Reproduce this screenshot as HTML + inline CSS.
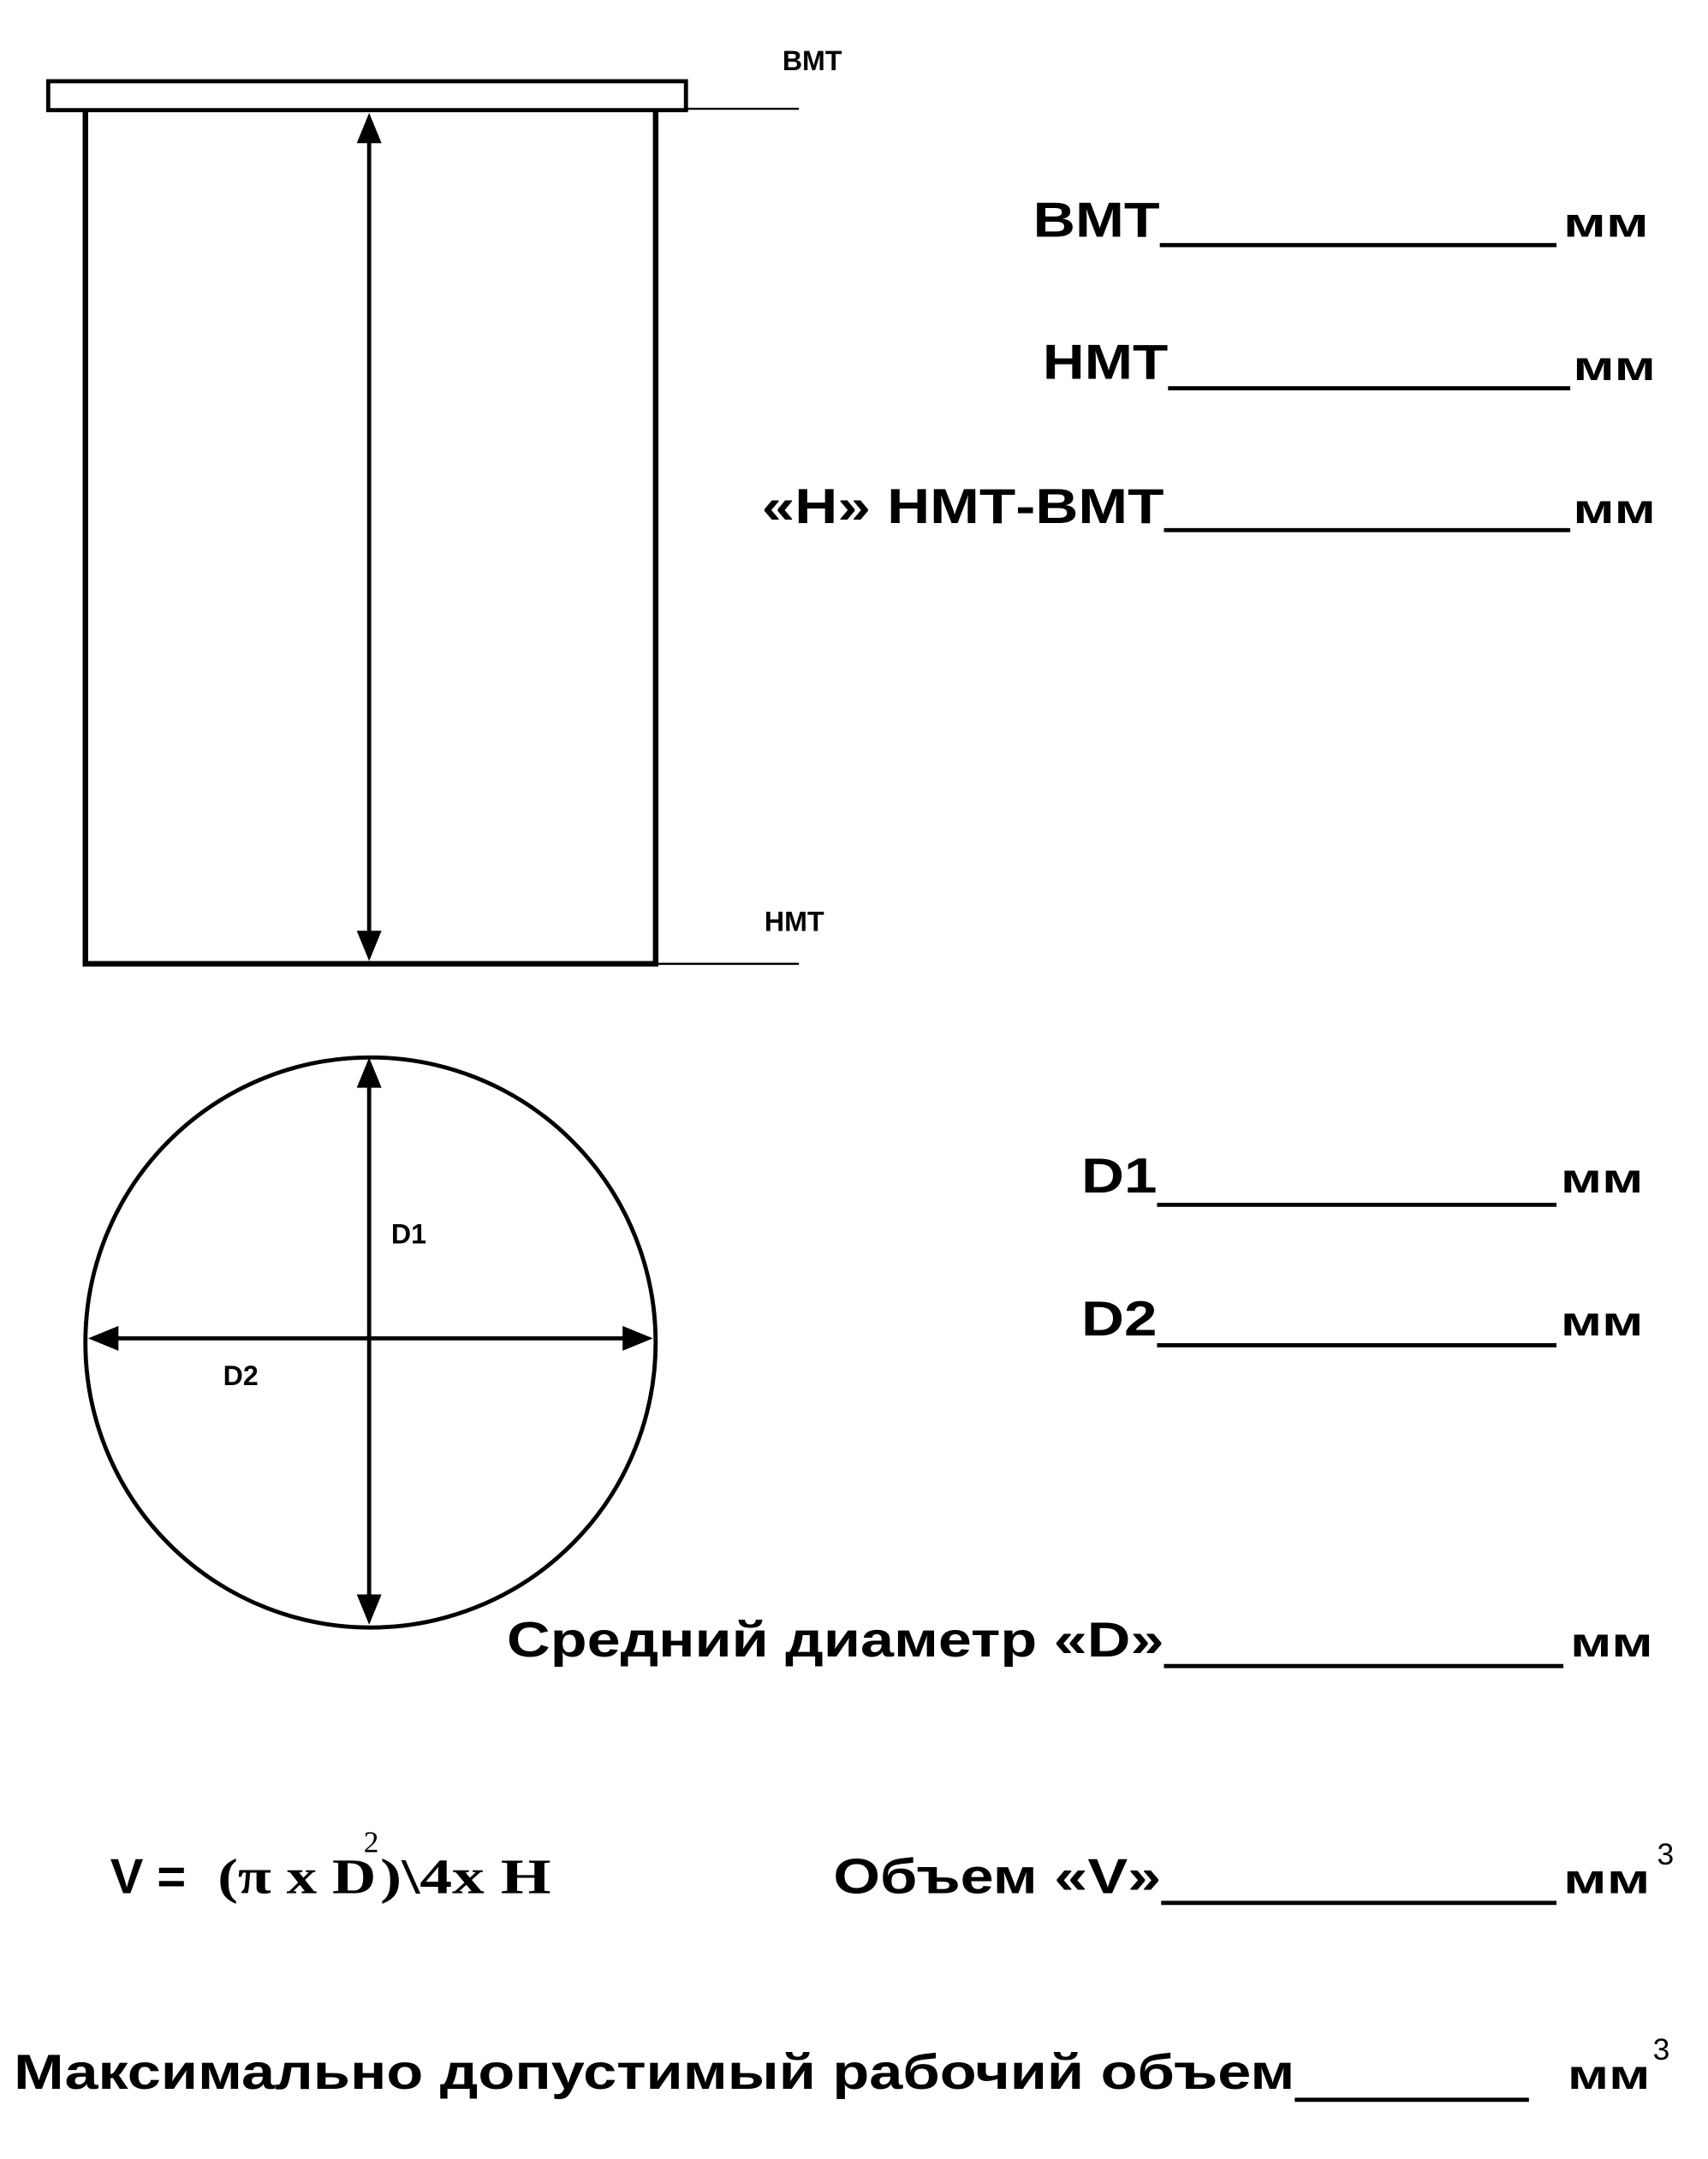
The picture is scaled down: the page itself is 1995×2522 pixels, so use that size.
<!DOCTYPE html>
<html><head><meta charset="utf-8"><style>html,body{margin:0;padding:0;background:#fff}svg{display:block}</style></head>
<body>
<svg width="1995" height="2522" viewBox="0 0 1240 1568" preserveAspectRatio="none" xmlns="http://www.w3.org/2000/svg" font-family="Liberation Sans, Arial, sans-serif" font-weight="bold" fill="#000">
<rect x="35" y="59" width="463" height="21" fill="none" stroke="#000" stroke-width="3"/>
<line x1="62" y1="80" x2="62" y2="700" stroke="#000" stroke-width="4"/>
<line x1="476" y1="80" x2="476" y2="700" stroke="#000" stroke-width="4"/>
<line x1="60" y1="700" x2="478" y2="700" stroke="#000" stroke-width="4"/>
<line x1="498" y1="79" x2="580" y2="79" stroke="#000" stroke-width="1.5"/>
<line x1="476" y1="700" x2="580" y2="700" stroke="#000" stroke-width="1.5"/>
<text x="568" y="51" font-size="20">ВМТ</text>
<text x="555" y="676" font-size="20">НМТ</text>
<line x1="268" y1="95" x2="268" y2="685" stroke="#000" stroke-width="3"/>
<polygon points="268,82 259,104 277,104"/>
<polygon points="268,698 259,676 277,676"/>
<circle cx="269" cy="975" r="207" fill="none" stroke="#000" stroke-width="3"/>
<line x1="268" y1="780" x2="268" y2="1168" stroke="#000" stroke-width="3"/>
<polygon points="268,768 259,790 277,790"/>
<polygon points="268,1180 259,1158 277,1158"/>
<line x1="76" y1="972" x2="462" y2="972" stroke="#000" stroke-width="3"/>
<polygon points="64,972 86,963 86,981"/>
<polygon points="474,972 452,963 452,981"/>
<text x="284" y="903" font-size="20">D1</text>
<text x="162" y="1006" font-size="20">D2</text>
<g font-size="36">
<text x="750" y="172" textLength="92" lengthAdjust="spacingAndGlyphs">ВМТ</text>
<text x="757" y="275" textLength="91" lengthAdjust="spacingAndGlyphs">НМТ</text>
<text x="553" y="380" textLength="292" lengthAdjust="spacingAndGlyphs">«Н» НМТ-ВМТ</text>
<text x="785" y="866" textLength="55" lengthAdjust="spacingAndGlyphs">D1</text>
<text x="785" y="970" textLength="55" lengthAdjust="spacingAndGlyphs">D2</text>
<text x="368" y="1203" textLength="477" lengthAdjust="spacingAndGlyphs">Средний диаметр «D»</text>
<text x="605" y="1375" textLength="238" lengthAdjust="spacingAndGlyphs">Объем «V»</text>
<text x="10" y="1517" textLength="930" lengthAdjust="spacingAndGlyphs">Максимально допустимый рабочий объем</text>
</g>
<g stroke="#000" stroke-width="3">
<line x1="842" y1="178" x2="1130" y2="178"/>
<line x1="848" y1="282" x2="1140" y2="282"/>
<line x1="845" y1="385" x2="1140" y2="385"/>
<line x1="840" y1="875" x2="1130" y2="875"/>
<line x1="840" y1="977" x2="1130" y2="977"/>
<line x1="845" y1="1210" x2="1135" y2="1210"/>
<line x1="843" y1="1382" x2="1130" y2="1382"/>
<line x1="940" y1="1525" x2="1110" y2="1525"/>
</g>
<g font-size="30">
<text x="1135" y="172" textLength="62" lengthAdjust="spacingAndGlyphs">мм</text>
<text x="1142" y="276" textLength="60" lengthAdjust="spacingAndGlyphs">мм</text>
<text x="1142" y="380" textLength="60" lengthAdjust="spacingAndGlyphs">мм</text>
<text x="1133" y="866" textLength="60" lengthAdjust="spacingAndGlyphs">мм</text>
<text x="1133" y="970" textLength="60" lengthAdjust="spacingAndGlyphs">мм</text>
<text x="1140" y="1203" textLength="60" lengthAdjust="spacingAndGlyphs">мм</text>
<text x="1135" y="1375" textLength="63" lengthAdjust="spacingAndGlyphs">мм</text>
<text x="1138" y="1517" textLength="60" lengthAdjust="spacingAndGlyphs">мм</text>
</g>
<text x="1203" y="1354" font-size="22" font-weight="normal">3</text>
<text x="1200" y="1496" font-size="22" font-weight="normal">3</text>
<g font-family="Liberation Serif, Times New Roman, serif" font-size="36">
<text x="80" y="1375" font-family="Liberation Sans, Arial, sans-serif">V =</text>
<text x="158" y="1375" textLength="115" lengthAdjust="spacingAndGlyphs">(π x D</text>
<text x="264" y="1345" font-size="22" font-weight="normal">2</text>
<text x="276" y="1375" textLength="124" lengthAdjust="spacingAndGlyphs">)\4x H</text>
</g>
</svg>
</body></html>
- - -
▸ Task description: Leave out the pictures and retype every line above exactly.

▸ Finished answer:
Reproduce this screenshot as HTML + inline CSS.
The picture is scaled down: the page itself is 1995×2522 pixels, so use that size.
<!DOCTYPE html>
<html><head><meta charset="utf-8"><style>html,body{margin:0;padding:0;background:#fff}svg{display:block}</style></head>
<body>
<svg width="1995" height="2522" viewBox="0 0 1240 1568" preserveAspectRatio="none" xmlns="http://www.w3.org/2000/svg" font-family="Liberation Sans, Arial, sans-serif" font-weight="bold" fill="#000">
<rect x="35" y="59" width="463" height="21" fill="none" stroke="#000" stroke-width="3"/>
<line x1="62" y1="80" x2="62" y2="700" stroke="#000" stroke-width="4"/>
<line x1="476" y1="80" x2="476" y2="700" stroke="#000" stroke-width="4"/>
<line x1="60" y1="700" x2="478" y2="700" stroke="#000" stroke-width="4"/>
<line x1="498" y1="79" x2="580" y2="79" stroke="#000" stroke-width="1.5"/>
<line x1="476" y1="700" x2="580" y2="700" stroke="#000" stroke-width="1.5"/>
<text x="568" y="51" font-size="20">ВМТ</text>
<text x="555" y="676" font-size="20">НМТ</text>
<line x1="268" y1="95" x2="268" y2="685" stroke="#000" stroke-width="3"/>
<polygon points="268,82 259,104 277,104"/>
<polygon points="268,698 259,676 277,676"/>
<circle cx="269" cy="975" r="207" fill="none" stroke="#000" stroke-width="3"/>
<line x1="268" y1="780" x2="268" y2="1168" stroke="#000" stroke-width="3"/>
<polygon points="268,768 259,790 277,790"/>
<polygon points="268,1180 259,1158 277,1158"/>
<line x1="76" y1="972" x2="462" y2="972" stroke="#000" stroke-width="3"/>
<polygon points="64,972 86,963 86,981"/>
<polygon points="474,972 452,963 452,981"/>
<text x="284" y="903" font-size="20">D1</text>
<text x="162" y="1006" font-size="20">D2</text>
<g font-size="36">
<text x="750" y="172" textLength="92" lengthAdjust="spacingAndGlyphs">ВМТ</text>
<text x="757" y="275" textLength="91" lengthAdjust="spacingAndGlyphs">НМТ</text>
<text x="553" y="380" textLength="292" lengthAdjust="spacingAndGlyphs">«Н» НМТ-ВМТ</text>
<text x="785" y="866" textLength="55" lengthAdjust="spacingAndGlyphs">D1</text>
<text x="785" y="970" textLength="55" lengthAdjust="spacingAndGlyphs">D2</text>
<text x="368" y="1203" textLength="477" lengthAdjust="spacingAndGlyphs">Средний диаметр «D»</text>
<text x="605" y="1375" textLength="238" lengthAdjust="spacingAndGlyphs">Объем «V»</text>
<text x="10" y="1517" textLength="930" lengthAdjust="spacingAndGlyphs">Максимально допустимый рабочий объем</text>
</g>
<g stroke="#000" stroke-width="3">
<line x1="842" y1="178" x2="1130" y2="178"/>
<line x1="848" y1="282" x2="1140" y2="282"/>
<line x1="845" y1="385" x2="1140" y2="385"/>
<line x1="840" y1="875" x2="1130" y2="875"/>
<line x1="840" y1="977" x2="1130" y2="977"/>
<line x1="845" y1="1210" x2="1135" y2="1210"/>
<line x1="843" y1="1382" x2="1130" y2="1382"/>
<line x1="940" y1="1525" x2="1110" y2="1525"/>
</g>
<g font-size="30">
<text x="1135" y="172" textLength="62" lengthAdjust="spacingAndGlyphs">мм</text>
<text x="1142" y="276" textLength="60" lengthAdjust="spacingAndGlyphs">мм</text>
<text x="1142" y="380" textLength="60" lengthAdjust="spacingAndGlyphs">мм</text>
<text x="1133" y="866" textLength="60" lengthAdjust="spacingAndGlyphs">мм</text>
<text x="1133" y="970" textLength="60" lengthAdjust="spacingAndGlyphs">мм</text>
<text x="1140" y="1203" textLength="60" lengthAdjust="spacingAndGlyphs">мм</text>
<text x="1135" y="1375" textLength="63" lengthAdjust="spacingAndGlyphs">мм</text>
<text x="1138" y="1517" textLength="60" lengthAdjust="spacingAndGlyphs">мм</text>
</g>
<text x="1203" y="1354" font-size="22" font-weight="normal">3</text>
<text x="1200" y="1496" font-size="22" font-weight="normal">3</text>
<g font-family="Liberation Serif, Times New Roman, serif" font-size="36">
<text x="80" y="1375" font-family="Liberation Sans, Arial, sans-serif">V =</text>
<text x="158" y="1375" textLength="115" lengthAdjust="spacingAndGlyphs">(π x D</text>
<text x="264" y="1345" font-size="22" font-weight="normal">2</text>
<text x="276" y="1375" textLength="124" lengthAdjust="spacingAndGlyphs">)\4x H</text>
</g>
</svg>
</body></html>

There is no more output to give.